GOAL OF THE EXERCISE:
Start at the line where "Reproduce this chart" appears and end at the line where "import * as" appears; repeat those lines exactly, both ends included, leaving pictures behind.

RECORD EXCERPTS:
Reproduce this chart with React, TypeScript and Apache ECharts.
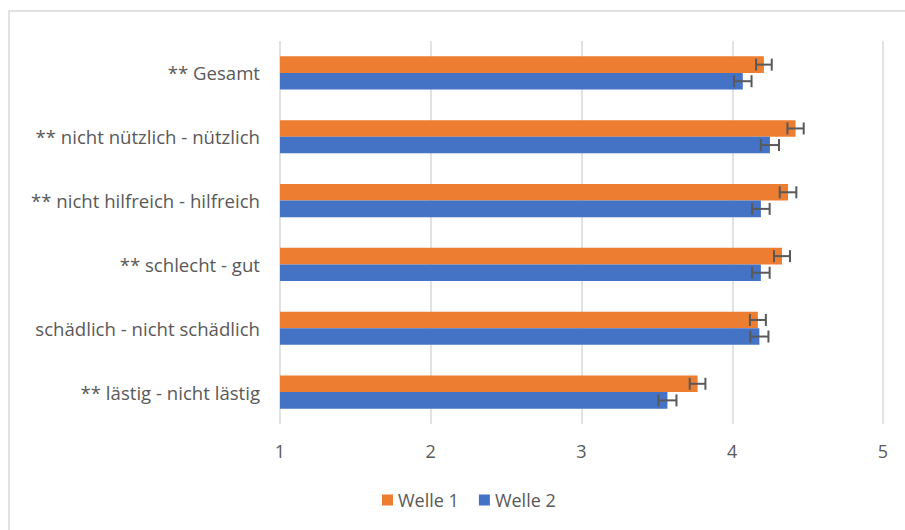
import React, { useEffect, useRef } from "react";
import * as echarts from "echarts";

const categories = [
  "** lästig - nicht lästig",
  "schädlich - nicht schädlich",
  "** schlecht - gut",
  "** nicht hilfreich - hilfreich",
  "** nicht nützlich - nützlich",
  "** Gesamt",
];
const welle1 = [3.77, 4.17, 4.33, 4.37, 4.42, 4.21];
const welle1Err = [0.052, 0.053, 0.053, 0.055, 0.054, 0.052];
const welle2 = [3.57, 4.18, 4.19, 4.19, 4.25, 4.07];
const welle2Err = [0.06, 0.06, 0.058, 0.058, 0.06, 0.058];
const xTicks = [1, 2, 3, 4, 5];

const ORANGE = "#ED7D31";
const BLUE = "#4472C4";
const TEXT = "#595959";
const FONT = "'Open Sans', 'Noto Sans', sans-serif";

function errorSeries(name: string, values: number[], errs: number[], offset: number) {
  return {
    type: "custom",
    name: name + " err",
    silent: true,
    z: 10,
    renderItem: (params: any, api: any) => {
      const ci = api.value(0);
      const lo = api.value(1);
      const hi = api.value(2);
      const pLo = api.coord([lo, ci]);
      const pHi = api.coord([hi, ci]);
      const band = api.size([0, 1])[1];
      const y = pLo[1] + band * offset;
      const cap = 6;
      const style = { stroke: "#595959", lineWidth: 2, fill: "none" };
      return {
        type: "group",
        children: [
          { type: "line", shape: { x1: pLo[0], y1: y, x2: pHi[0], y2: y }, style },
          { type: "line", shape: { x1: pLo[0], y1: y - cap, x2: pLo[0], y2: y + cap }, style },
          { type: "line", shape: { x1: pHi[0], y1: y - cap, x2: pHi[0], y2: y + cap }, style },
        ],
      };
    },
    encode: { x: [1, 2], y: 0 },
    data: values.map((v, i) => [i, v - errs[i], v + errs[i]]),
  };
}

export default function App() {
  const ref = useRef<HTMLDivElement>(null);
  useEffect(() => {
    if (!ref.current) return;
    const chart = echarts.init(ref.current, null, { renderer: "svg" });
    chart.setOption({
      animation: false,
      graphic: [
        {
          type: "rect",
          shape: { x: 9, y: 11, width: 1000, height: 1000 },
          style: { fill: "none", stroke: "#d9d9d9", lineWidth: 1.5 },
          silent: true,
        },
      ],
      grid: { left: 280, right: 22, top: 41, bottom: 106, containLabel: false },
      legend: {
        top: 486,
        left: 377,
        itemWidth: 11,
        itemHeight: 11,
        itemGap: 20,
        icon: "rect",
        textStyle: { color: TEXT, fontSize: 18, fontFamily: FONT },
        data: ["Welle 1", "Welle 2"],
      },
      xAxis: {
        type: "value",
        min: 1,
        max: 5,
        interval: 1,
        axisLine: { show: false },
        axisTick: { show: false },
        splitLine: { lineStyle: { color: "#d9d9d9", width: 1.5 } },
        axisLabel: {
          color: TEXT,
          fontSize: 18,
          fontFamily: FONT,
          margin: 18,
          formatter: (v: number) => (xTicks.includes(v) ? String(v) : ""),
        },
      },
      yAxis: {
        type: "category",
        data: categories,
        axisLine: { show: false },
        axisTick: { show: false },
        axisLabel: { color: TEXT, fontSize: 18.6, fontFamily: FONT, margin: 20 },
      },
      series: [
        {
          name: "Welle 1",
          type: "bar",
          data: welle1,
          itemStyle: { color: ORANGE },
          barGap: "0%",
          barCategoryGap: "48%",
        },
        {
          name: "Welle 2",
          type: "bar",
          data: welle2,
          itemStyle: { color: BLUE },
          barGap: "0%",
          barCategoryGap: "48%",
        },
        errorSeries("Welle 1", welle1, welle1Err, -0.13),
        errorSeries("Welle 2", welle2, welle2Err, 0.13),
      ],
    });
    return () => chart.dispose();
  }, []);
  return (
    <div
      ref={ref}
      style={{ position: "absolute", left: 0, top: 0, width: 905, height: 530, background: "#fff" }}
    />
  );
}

---

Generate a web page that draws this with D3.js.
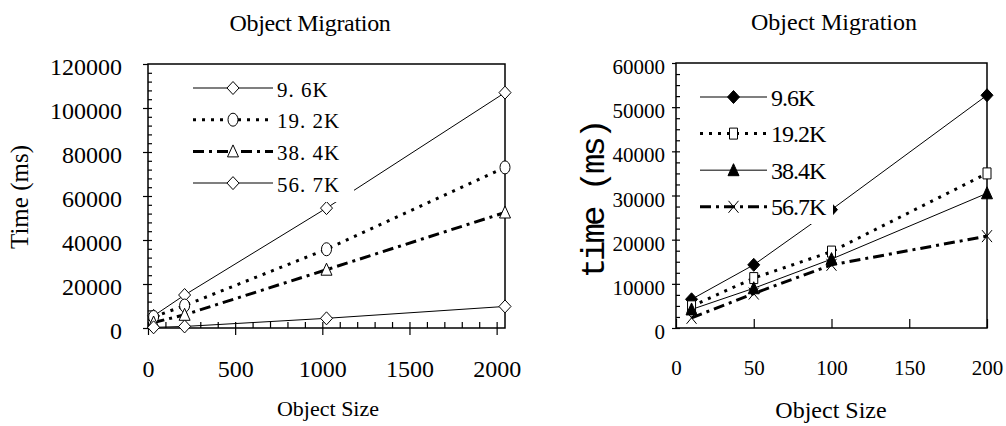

SOLUTION TO THIS EXERCISE:
Reproduce this chart with React, TypeScript and Apache ECharts.
import React, { useEffect, useRef } from "react";
import * as echarts from "echarts";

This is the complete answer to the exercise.